Sep-2022
Boyce’s Motel has welcomed visitors for three generations

Barrett Gray is the third generation of his family to run Boyce’s Motel. Whether it’s the guest rooms or window boxes, Gray takes pains to make guests stays aesthetically pleasing and comfortable.
Barrett Gray has spent most of his life at Boyce’s Motel in Stonington. Gray’s maternal great-grandmother, Mae Boyce, and his grandparents, George and Barbara Boyce, opened the silver-shingled inn in 1961. He has worked at the motel, in some capacity, since junior high.
“My mom worked full time,” Gray recalls. “When summer rolled around, she said I was going to the babysitter. I said I didn’t want to go to the babysitter. She said, ‘Then you’re going to be down with your grandmother and helping her with the motel.”

Barrett Young has kept up his grandmother Barbara Boyce’s genuine hospitality toward visitors and making their stay memorable. PHOTO COURTESY BARRETT YOUNG
What began with mowing the lawn and running errands turned into larger tasks like housekeeping. When Gray graduated from the University of Maine at Augusta with an associate degree in hospitality management, he purchased Boyce’s from his grandmother, Barbara. He has run it ever since.
Located on Main Street, Boyce’s is picturesque and has a 1950s vibe that hasn’t changed since it opened 61 years ago. The motel’s brightly colored sign is inset with a three-dimensional carving of a yellow oilskin-suited fisherman briskly rowing a skiff. Fuchsia, marigolds, geraniums, sweet alyssum and million bell petunias and marigolds fill the window boxes. A white picket fence shield the section of sidewalk from the street. Across Main Street, Boyce’s has an enclosed deck, where guests can enjoy their a.m. coffee or beer and wine late in the day while watching the boat traffic and other goings-on in Stonington Harbor.

Boyce’s Motel boasts an enclosed deck on the waterside of Main Street, where the inn’s guests can enjoy their early morning coffee or evening drinks and watch goings-on in Stonington Harbor. In the mid-1980s, craftsman Richard Lindloff made the motel’s unique sign.
Boyce’s offers a variety of accommodations from smaller rooms with just a bed and bathroom, to apartments with private decks and kitchens. Red accents connect the motel’s different buildings.

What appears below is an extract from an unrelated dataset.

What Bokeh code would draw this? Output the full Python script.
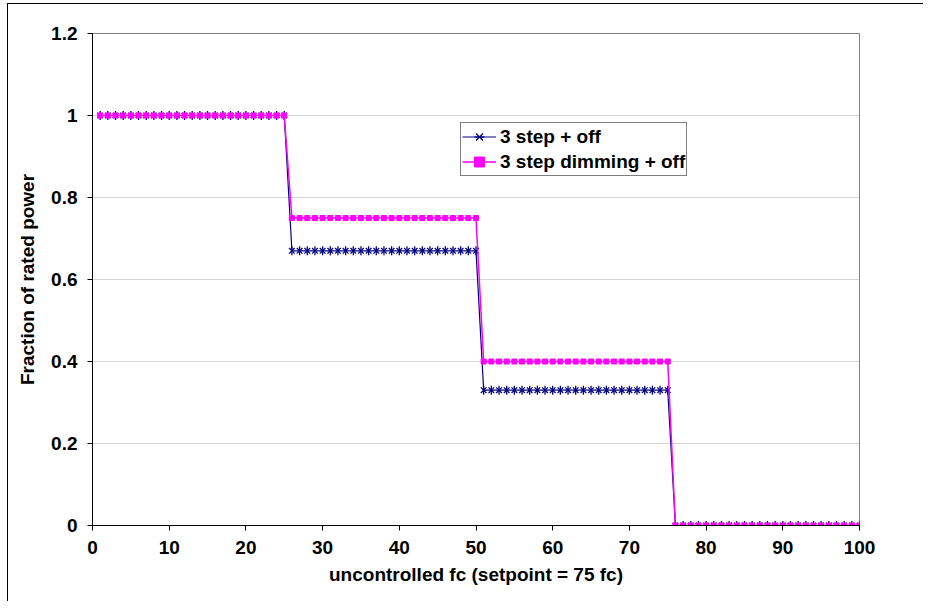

Each bedroom has its own character reflected in the quilts, furniture and artwork.
“I think Stonington is really a place where you can unwind and regroup,” Gray said. “There’s enough to fill a week on vacation in Stonington. But the activities are not going to come to you, you’ve got to go to them.”
A commercial fishing town on Deer Isle, which lands more lobster than any other Maine port, Stonington offers a quieter alternative to Bar Harbor. Historically an artist’s colony in summer, the downtown district boasts a fine bakery, coffee shops, art galleries, restaurants and other businesses. Boat tours and sea kayaking outfitters are available. Seaside and woodland hiking trails are easily reached through Island Heritage Trust’s website at islandheritagetrust.org. The town also is where one catches the ferry to Isle au Haut (pronounced “eye-la-HO”), which means “high island” in French. The island, 7 miles from Stonington, is home to a section of Acadia National Park.
Gray, himself, lives in the second oldest building on Main Street. On the motel’s property, the gray-shingled house is where his mother, Becky Gray, and her four siblings grew up. His great-grandparents owned the dwelling before that.
When Gray’s great-grandfather, Theodore Boyce, purchased the property in 1920, he ran a grocery store in what is now the main building for 30 years. Before Theodore’s wife, Mae, converted the store into the present motel, it once housed a dress shop and the Stonington Public Library.
Boyce’s is known for its hospitality. Gray’s grandparents often invited guests into their own home just steps away from the motel.
“My grandmother loved to cook,” Gray explained. “They were always inviting guests in for a lobster dinner around their table.”
That sense of hospitality and family has never left Boyce’s. Housekeeper Jen Smith Dietlin said Gray will get lobsters for guests to make in their kitchens and will take his staff on outings. Recently, they all went out to lunch. Dietlin, who met Gray while a guest at Boyce’s, said she has gone kayaking with Gray and the team two years in a row.
“It’s quite a special place and Barrett [is] wonderful,” she said. “I don’t know what Stonington and Deer Isle would do without him.”
An active member of the community, Gray takes Wednesdays and Thursdays off from working at the motel to lead the Healthy Island Project’s Lunch Box program, which prepares lunches for 120 seniors each week. Many of the recipes he uses, such as fish and potatoes (salted cod with pork scraps over potatoes and pickled onions), are ones his grandmother taught him.
“I had a very close relationship with my grandmother,” Gray said. “She was certainly, I would say, a great friend, my grandmother and a mentor.”